5/18/11

The Peculiar Unity of James Franco

I've watched a couple interviews with James Franco in the past month.   Below is a short, funny interview he did with Stephen Colbert. 


For a longer, more serious examination of the same topics, watch his interview with Charlie Rose here: James Franco on Charlie Rose.
 
One might say that James Franco is striving to turn himself into an idea (his "persona"), but the very immateriality and hence dubitability of ideas makes him profoundly unsure of himself.  He is intensely self-aware, yet the harder he focuses on himself, the more indeterminately the object of awareness appears to him.  His form of life is tragi-comic.  He counters the deep uncertainty dwelling in the foundation of his identity by joyfully experimenting and creating alternative personas that allow for distinct varieties of expression.  Actor, film-maker, author, painter, poet...the list goes on.  Franco is extremely on-guard about being called out as a dilettante or silly playboy.  Yet he displays the typical neophyte academic honesty, strongly insisting that he recognizes his inherent limited abilities in each art form.  "I never said I'd be the best writer," he says on Charlie Rose.  He frequently allows little burps of cocky smile to erupt to the surface, only to quickly double back and qualify himself, show humility, placing his hand to his mouth and looking off into the distance, being not-stoned.
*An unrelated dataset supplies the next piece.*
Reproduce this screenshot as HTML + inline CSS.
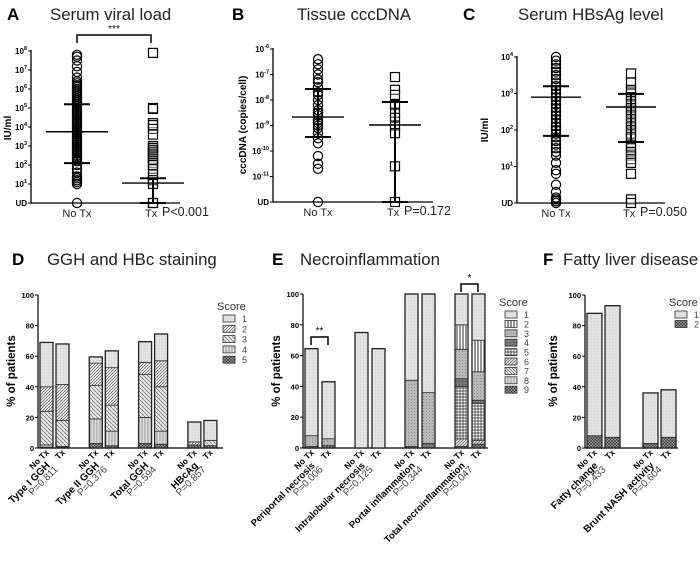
<!DOCTYPE html>
<html><head><meta charset="utf-8">
<style>
html,body{margin:0;padding:0;background:#fff;}
svg{display:block;font-family:"Liberation Sans",Arial,sans-serif;}
</style></head>
<body>
<svg id="chart" width="700" height="564" viewBox="0 0 700 564" xmlns="http://www.w3.org/2000/svg">
<defs>
  <pattern id="s1" width="3" height="3" patternUnits="userSpaceOnUse"><rect width="3" height="3" fill="#e2e2e2"/><rect width="1" height="1" fill="#cfcfcf"/></pattern>
  <pattern id="d2" width="3" height="3" patternUnits="userSpaceOnUse"><rect width="3" height="3" fill="#f2f2f2"/><path d="M0,3 L3,0" stroke="#555" stroke-width="0.7"/></pattern>
  <pattern id="d3" width="4" height="4" patternUnits="userSpaceOnUse"><rect width="4" height="4" fill="#e8e8e8"/><path d="M0,0 L4,4" stroke="#666" stroke-width="0.7"/></pattern>
  <pattern id="d4" width="3" height="3" patternUnits="userSpaceOnUse"><rect width="3" height="3" fill="#ddd"/><path d="M1,0 L1,3" stroke="#888" stroke-width="0.8"/></pattern>
  <pattern id="x9" width="3" height="3" patternUnits="userSpaceOnUse"><rect width="3" height="3" fill="#999"/><path d="M0,0 L3,3 M0,3 L3,0" stroke="#333" stroke-width="0.6"/></pattern>
  <pattern id="e2" width="3" height="3" patternUnits="userSpaceOnUse"><rect width="3" height="3" fill="#fff"/><path d="M1,0 L1,3" stroke="#111" stroke-width="0.9"/></pattern>
  <pattern id="e3" width="3" height="3" patternUnits="userSpaceOnUse"><rect width="3" height="3" fill="#b8b8b8"/><rect width="1" height="1" fill="#888"/></pattern>
  <pattern id="e4" width="3" height="3" patternUnits="userSpaceOnUse"><rect width="3" height="3" fill="#777"/><rect width="1" height="1" fill="#444"/></pattern>
  <pattern id="e5" width="3" height="3" patternUnits="userSpaceOnUse"><rect width="3" height="3" fill="#fff"/><path d="M1,0 L1,3 M0,1 L3,1" stroke="#222" stroke-width="0.7"/></pattern>
  <pattern id="e6" width="3" height="3" patternUnits="userSpaceOnUse"><rect width="3" height="3" fill="#ddd"/><path d="M0,3 L3,0" stroke="#666" stroke-width="0.7"/></pattern>
  <pattern id="e7" width="3" height="3" patternUnits="userSpaceOnUse"><rect width="3" height="3" fill="#eee"/><path d="M0,0 L3,3" stroke="#555" stroke-width="0.7"/></pattern>
</defs>
</svg>
<script>
// ---------- scatter data (log10 values; UD plotted at the bottom) ----------
const aTicks = ['UD','1','2','3','4','5','6','7','8'];
const aNoTx = [7.8,7.7,7.5,7.2,6.9,6.6,6.4,6.3,6.2,6.1,6.0,5.9,5.8,5.7,5.6,5.5,5.4,5.3,5.2,5.1,5.0,4.9,4.8,4.7,4.6,4.5,4.4,4.3,4.2,4.1,4.0,3.9,3.8,3.7,3.6,3.5,3.4,3.3,3.2,3.1,3.0,2.9,2.8,2.7,2.6,2.5,2.4,2.3,2.2,2.0,1.8,1.6,1.4,1.3,1.2,1.1,1.0,0];
const aTx = [7.9,5.0,4.95,4.2,4.1,3.9,3.6,3.0,2.9,2.8,2.7,2.6,2.5,2.4,2.3,2.2,2.1,2.0,1.8,1.5,1.2,1.0,0,0];
const aStats = [[3.75,5.2,2.1],[1.05,1.3,0]]; // mean, upper, lower
const bTicks = ['UD','-11','-10','-9','-8','-7','-6'];
const bNoTx = [-6.4,-6.6,-6.8,-7.0,-7.2,-7.3,-7.5,-7.7,-7.8,-8.0,-8.2,-8.4,-8.5,-8.6,-8.8,-8.9,-9.0,-9.1,-9.3,-9.5,-9.7,-10.2,-10.5,-10.7,-12];
const bTx = [-7.1,-7.6,-7.8,-8.2,-8.5,-8.7,-9.0,-9.3,-10.6,-12];
const bStats = [[-8.67,-7.57,-9.45],[-8.98,-8.08,-12]];
const cTicks = ['UD','1','2','3','4'];
const cNoTx = [4.0,3.9,3.8,3.7,3.6,3.5,3.4,3.3,3.2,3.1,3.0,2.9,2.8,2.7,2.6,2.5,2.4,2.3,2.2,2.1,2.0,1.9,1.8,1.7,1.6,1.5,1.4,1.3,1.1,0.9,0.8,0.5,0.3,0.15,0.1,0.05,0];
const cTx = [3.55,3.3,3.1,3.0,2.9,2.8,2.7,2.6,2.5,2.4,2.3,2.2,2.1,2.0,1.9,1.8,1.6,1.5,1.4,1.3,1.2,1.1,0.8,0.1,0];
const cStats = [[2.9,3.2,1.84],[2.63,2.99,1.67]];

// ---------- stacked bar data (% patients by score 1..n) ----------
const pctTicks = [0,20,40,60,80,100];
const dCategories = ['Type I GGH','Type II GGH','Total GGH','HBcAg'];
const dPvalues = ['P=0.811','P=0.376','P=0.594','P=0.857'];
const dNoTx = [[29,16,22,1.5,0.5],[4,14.5,22,16,3],[13.5,8,28,17,3],[13,2,0,0,2]];
const dTx = [[26.5,23.5,17,0.5,0.5],[11,24.5,17,9.5,1.5],[17.5,17,29,8.5,2.5],[13,0,3.5,0,1.5]];
const eCategories = ['Periportal necrosis','Intralobular necrosis','Portal inflammation','Total necroinflammation'];
const ePvalues = ['P=0.006','P=0.125','P=0.344','P=0.047'];
const eNoTx = [[56.5,0,7,0,0,0,0,0,1],[75,0,0,0,0,0,0,0,0],[56,0,43,1,0,0,0,0,0],[20,16,19,5,34,5,0,0,1]];
const eTx = [[37,0,4.5,0,0,0,0,0,1.5],[64.5,0,0,0,0,0,0,0,0],[64,0,33,3,0,0,0,0,0],[30,20.5,18.5,2,24,2.5,0,0,2.5]];
const fCategories = ['Fatty change','Brunt NASH activity'];
const fPvalues = ['P=0.433','P=0.604'];
const fNoTx = [[80,8],[33,3]];
const fTx = [[86,7],[31,7]];

const NS='http://www.w3.org/2000/svg';
const svg=document.getElementById('chart');
function mk(tag,attrs,parent){const e=document.createElementNS(NS,tag);for(const k in attrs)e.setAttribute(k,attrs[k]);(parent||svg).appendChild(e);return e;}
function txt(x,y,s,attrs,parent){const t=mk('text',Object.assign({x:x,y:y},attrs||{}),parent);t.textContent=s;return t;}

// titles
function title(lx,tx,y,letter,s,key){
  const a=txt(lx,y,letter,{'font-size':17,'font-weight':'bold'});
  
  
  const b=txt(tx,y,s,{'font-size':16.8,fill:'#222'});
  
  
}
title(7,50,20,'A','Serum viral load','a');
title(232,297,20,'B','Tissue cccDNA','b');
title(463,518,20,'C','Serum HBsAg level','c');
title(12,47,265,'D','GGH and HBc staining','d');
title(272,300,265,'E','Necroinflammation','e');
title(543,563,265,'F','Fatty liver disease','f');

function ylabel(x,y,s,size,key){
  const t=txt(x,y,s,{'font-size':size,'font-weight':'bold','text-anchor':'middle',transform:'rotate(-90 '+x+' '+y+')'});
  
  
}

// ---------- scatter panels ----------
function scatter(cfg){
  const g=mk('g',{});
  
  
  const Y=v=>cfg.yUD-(v-cfg.vmin)*cfg.dec;
  mk('line',{x1:cfg.ax,y1:cfg.yUD,x2:cfg.ax,y2:Y(cfg.vmin+cfg.ticks.length-1)-1,stroke:'#000','stroke-width':1.3},g);
  mk('line',{x1:cfg.ax,y1:cfg.yUD,x2:cfg.axEnd,y2:cfg.yUD,stroke:'#000','stroke-width':1.3},g);
  cfg.ticks.forEach((t,i)=>{
    const y=Y(cfg.vmin+i);
    mk('line',{x1:cfg.ax-3,y1:y,x2:cfg.ax,y2:y,stroke:'#000','stroke-width':1},g);
    let tt;
    if(t==='UD'){tt=txt(cfg.ax-4,y+3,'UD',{'font-size':8,'font-weight':'bold','text-anchor':'end'},g);}
    else{
      tt=txt(cfg.ax-4,y+3,'',{'font-size':8,'font-weight':'bold','text-anchor':'end'},g);
      const a=mk('tspan',{},tt);a.textContent='10';
      const b=mk('tspan',{dy:-4,'font-size':5.5},a.parentNode);b.textContent=t;
    }
    
    
  });
  [[cfg.noTx,cfg.x1,'circle'],[cfg.tx,cfg.x2,'square']].forEach(([arr,x,shape])=>{
    arr.forEach(v=>{
      const y=Y(v);let p;
      if(shape==='circle')p=mk('circle',{cx:x,cy:y,r:4.6,fill:'none',stroke:'#000','stroke-width':1.2},g);
      else p=mk('rect',{x:x-4.5,y:y-4.5,width:9,height:9,fill:'#fff','fill-opacity':0.3,stroke:'#000','stroke-width':1.2},g);
      
      
    });
  });
  [[cfg.stats[0],cfg.x1],[cfg.stats[1],cfg.x2]].forEach(([s,x])=>{
    const m=mk('line',{x1:x-cfg.mw,y1:Y(s[0]),x2:x+cfg.mw,y2:Y(s[0]),stroke:'#000','stroke-width':1.4},g);
    
    
    const v=mk('line',{x1:x,y1:Y(s[1]),x2:x,y2:Y(s[2]),stroke:'#000','stroke-width':2},g);
    
    
    [s[1],s[2]].forEach(q=>{mk('line',{x1:x-cfg.sw,y1:Y(q),x2:x+cfg.sw,y2:Y(q),stroke:'#000','stroke-width':2},g);});
  });
  const l1=txt(cfg.x1,cfg.yUD+14,'No Tx',{'font-size':11,'text-anchor':'middle',fill:'#222'},g);
  
  
  const l2=txt(cfg.x2-8,cfg.yUD+14,'Tx',{'font-size':11,fill:'#222'},g);
  
  
  const pv=txt(cfg.x2+9,cfg.yUD+13,cfg.p,{'font-size':12.5,fill:'#222'},g);
  
  
}
scatter({key:'a',ax:31,axEnd:180,yUD:203,dec:19,vmin:0,ticks:aTicks,noTx:aNoTx,tx:aTx,stats:aStats,x1:77,x2:153,mw:31,sw:13,p:'P<0.001'});
scatter({key:'b',ax:273,axEnd:433,yUD:202,dec:25.5,vmin:-12,ticks:bTicks,noTx:bNoTx,tx:bTx,stats:bStats,x1:318,x2:395,mw:26,sw:13,p:'P=0.172'});
scatter({key:'c',ax:517,axEnd:665,yUD:203,dec:36.5,vmin:0,ticks:cTicks,noTx:cNoTx,tx:cTx,stats:cStats,x1:556,x2:631,mw:25,sw:13,p:'P=0.050'});
ylabel(11,128,'IU/ml',10,'a');
ylabel(246,125,'cccDNA (copies/cell)',10,'b');
ylabel(488,130,'IU/ml',10,'c');
// bracket A
const brA=mk('path',{d:'M77,43 L77,35 L151,35 L151,43',fill:'none',stroke:'#000','stroke-width':1.5});


const stA=txt(114,32,'***',{'font-size':10,'text-anchor':'middle'});



// ---------- stacked bar panels ----------
function bars(cfg){
  const g=mk('g',{});
  
  
  const Y=v=>cfg.y0-v*cfg.k;
  mk('line',{x1:cfg.ax,y1:cfg.y0,x2:cfg.ax,y2:Y(100),stroke:'#000','stroke-width':1.2},g);
  mk('line',{x1:cfg.ax,y1:cfg.y0,x2:cfg.axEnd,y2:cfg.y0,stroke:'#000','stroke-width':1.2},g);
  pctTicks.forEach(t=>{
    mk('line',{x1:cfg.ax-3,y1:Y(t),x2:cfg.ax,y2:Y(t),stroke:'#000'},g);
    const l=txt(cfg.ax-4,Y(t)+3,String(t),{'font-size':7.5,'font-weight':'bold','text-anchor':'end'},g);
    
    
  });
  cfg.cats.forEach((c,i)=>{
    [cfg.noTx[i],cfg.tx[i]].forEach((segs,b)=>{
      const x=cfg.x0+i*cfg.gs+b*cfg.pitch;
      let acc=0;
      for(let s=segs.length-1;s>=0;s--){
        if(segs[s]<=0)continue;
        const r=mk('rect',{x:x,y:Y(acc+segs[s]),width:cfg.w,height:segs[s]*cfg.k,fill:'url(#'+cfg.fills[s]+')',stroke:'#333','stroke-width':0.8},g);
        
        
        acc+=segs[s];
      }
      const o=mk('rect',{x:x,y:Y(acc),width:cfg.w,height:acc*cfg.k,fill:'none',stroke:'#222','stroke-width':1.3},g);
      
      
      const cx=x+cfg.w/2+3, cy=cfg.y0+5;
      const t=txt(cx,cy,b===0?'No Tx':'Tx',{'font-size':8.5,'font-weight':'bold','text-anchor':'end',transform:'rotate(-45 '+cx+' '+cy+')'},g);
      
      
    });
    const nx=cfg.x0+i*cfg.gs+cfg.w/2+4, ny=466;
    const ct=txt(nx,ny,c,{'font-size':cfg.cs,'font-weight':'bold','text-anchor':'end',transform:'rotate(-45 '+nx+' '+ny+')'},g);
    
    
    const px=nx+8, py=ny+4;
    const pt=txt(px,py,cfg.ps[i],{'font-size':10,fill:'#444','text-anchor':'end',transform:'rotate(-45 '+px+' '+py+')'},g);
    
    
  });
  // legend
  const lt=txt(cfg.lx-6,cfg.ly-9,'Score',{'font-size':11,fill:'#333'},g);
  
  
  cfg.fills.forEach((f,i)=>{
    const y=cfg.ly+i*cfg.ls;
    const r=mk('rect',{x:cfg.lx,y:y-4,width:12,height:7,fill:'url(#'+f+')',stroke:'#333','stroke-width':0.8},g);
    
    
    const l=txt(cfg.lx+19,y+3,String(i+1),{'font-size':9,fill:'#444'},g);
    
    
  });
}
bars({key:'d',ax:38,axEnd:223,y0:448,k:1.53,x0:40,gs:49.3,pitch:16,w:13,cats:dCategories,ps:dPvalues,noTx:dNoTx,tx:dTx,fills:['s1','d2','d3','d4','x9'],cs:10,lx:223,ly:319,ls:10.3});
bars({key:'e',ax:303,axEnd:488,y0:448,k:1.54,x0:305,gs:50,pitch:17,w:13,cats:eCategories,ps:ePvalues,noTx:eNoTx,tx:eTx,fills:['s1','e2','e3','e4','e5','e6','e7','d4','x9'],cs:9.5,lx:505,ly:315,ls:9.4});
bars({key:'f',ax:585,axEnd:678,y0:448,k:1.53,x0:587,gs:56,pitch:18,w:15,cats:fCategories,ps:fPvalues,noTx:fNoTx,tx:fTx,fills:['s1','x9'],cs:10,lx:675,ly:315,ls:9.5});
ylabel(15,371,'% of patients',11.5,'d');
ylabel(280,371,'% of patients',11.5,'e');
ylabel(557,371,'% of patients',11.5,'f');
// brackets E
const br1=mk('path',{d:'M311,345 L311,337 L328,337 L328,345',fill:'none',stroke:'#000','stroke-width':1.5});


const s1=txt(319.5,334,'**',{'font-size':10,'text-anchor':'middle'});


const br2=mk('path',{d:'M461,292 L461,284 L478,284 L478,292',fill:'none',stroke:'#000','stroke-width':1.5});


const s2=txt(469.5,281,'*',{'font-size':10,'text-anchor':'middle'});


</script>
</body></html>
The most interesting thing I've heard Franco discuss is the possible underlying unity of all his various projects.  He's on a soap opera.  He's teaching a class at NYU film school (he's not really teaching it, he's just letting a bunch of film students edit footage of him and make whatever they want while he talks to them on Skype a couple times a semester).  He wrote a collection of short stories.  He made a documentary.  He continues to take on acting roles in mainstream films.  Charlie Rose (admirably) called him out on his apparent schizophrenia:  You like contradictions, he told Franco, you like bridging all of these seemingly unrelated fields.  Yes, Franco replied, he does.  And this is where is gets fascinating.   Again and again, when asked to explain the appeal of a certain project, or reasons for doing something like play a serial killer artist named "Franco" on General Hospital, Franco's responses include the concepts of "vitality" and "energy."  He claims he's not "disrupting" anything, but he is fully aware that its his Hollywood star power that makes these disparate forays interesting.  He tells us to be suspicious of celebrities leveraging their status, yet he's doing it blatantly (Stephen Colbert's response to this is especially good).  He likes the "tension" all of this creates.  He thinks it makes for "vital" performances that generate a lot of "energy." 

I can empathize with him a bit on this.  There is some vitality to be found in the tension created by exploring different fields.  Good for you James Franco, ride that wave.